WENGSYX / Chinese-Word2vec-Medicine

Chinese Word2vec Medicine,中文医学词向量
152 stars 22 forks source link

直接使用medical.txt,出现维度问题 #12

Open Josoope opened 9 months ago

Josoope commented 9 months ago

model = KeyedVectors.load_word2vec_format('./dict/Medical.txt', binary=False) sim = model.wv.most_similar('海马', topn = 10) print(sim)
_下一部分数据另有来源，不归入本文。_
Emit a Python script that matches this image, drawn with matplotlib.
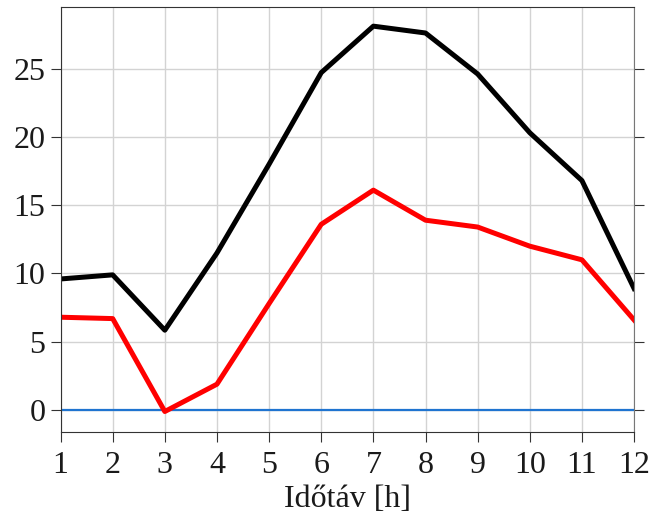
import matplotlib
matplotlib.use('Agg')
import matplotlib.pyplot as plt

plt.rcParams['font.family'] = ['Liberation Serif', 'DejaVu Serif']

hours = [1, 2, 3, 4, 5, 6, 7, 8, 9, 10, 11, 12]
black_vals = [9.6, 9.9, 5.85, 11.5, 18.0, 24.7, 28.1, 27.6, 24.6, 20.3, 16.8, 8.9]
red_vals = [6.8, 6.7, -0.1, 1.9, 7.8, 13.6, 16.1, 13.9, 13.4, 12.0, 11.0, 6.6]
zero_vals = [0] * 12

fig = plt.figure(figsize=(6.51, 5.17), dpi=100)
ax = fig.add_axes([0.093, 0.1644, 0.881, 0.822])

ax.grid(True, color='#d3d3d3', linewidth=1)
ax.set_axisbelow(True)

ax.plot(hours, zero_vals, color='#1f74d0', linewidth=1.6)
ax.plot(hours, red_vals, color='#ff0000', linewidth=3.6)
ax.plot(hours, black_vals, color='#000000', linewidth=3.6)

ax.set_xlim(1, 12)
ax.set_ylim(-1.6, 29.5)
ax.set_xticks(hours)
ax.set_yticks([0, 5, 10, 15, 20, 25])
ax.tick_params(labelsize=23, length=7, color='#333333', labelcolor='#1a1a1a')
ax.tick_params(axis='x', pad=7)
ax.tick_params(axis='y', pad=4)
ax.tick_params(axis='y', which='major', right=True)
ax.set_xlabel('Időtáv [h]', fontsize=23, labelpad=3, color='#1a1a1a')

for side in ['left', 'bottom', 'top']:
    ax.spines[side].set_color('#333333')
ax.spines['right'].set_color('#777777')

fig.savefig('out.png', dpi=100)
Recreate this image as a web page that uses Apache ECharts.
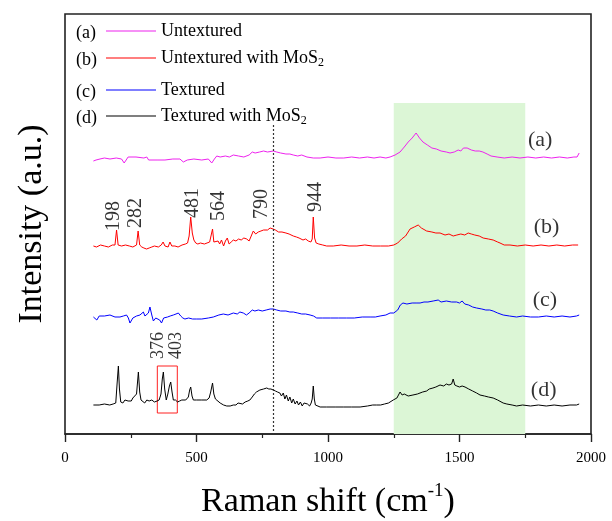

报错信息: return _load_word2vec_format( File "/root/miniconda3/envs/bert-ch/lib/python3.8/site-packages/gensim/models/keyedvectors.py", line 2069, in _load_word2vec_format _word2vec_read_text(fin, kv, counts, vocab_size, vector_size, datatype, unicode_errors, encoding) File "/root/miniconda3/envs/bert-ch/lib/python3.8/site-packages/gensim/models/keyedvectors.py", line 1975, in _word2vec_read_text _add_word_to_kv(kv, counts, word, weights, vocab_size) File "/root/miniconda3/envs/bert-ch/lib/python3.8/site-packages/gensim/models/keyedvectors.py", line 1911, in _add_word_to_kv word_id = kv.add_vector(word, weights) File "/root/miniconda3/envs/bert-ch/lib/python3.8/site-packages/gensim/models/keyedvectors.py", line 562, in add_vector self.vectors[target_index] = vector ValueError: could not broadcast input array from shape (330,) into shape (512,) 请问怎么修改

WENGSYX commented 9 months ago

model = KeyedVectors.load_word2vec_format('./dict/Medical.txt', binary=False, vector_size=330)

Josoope commented 9 months ago

添加了之后还是出错TypeError: load_word2vec_format() got an unexpected keyword argument 'vector_size'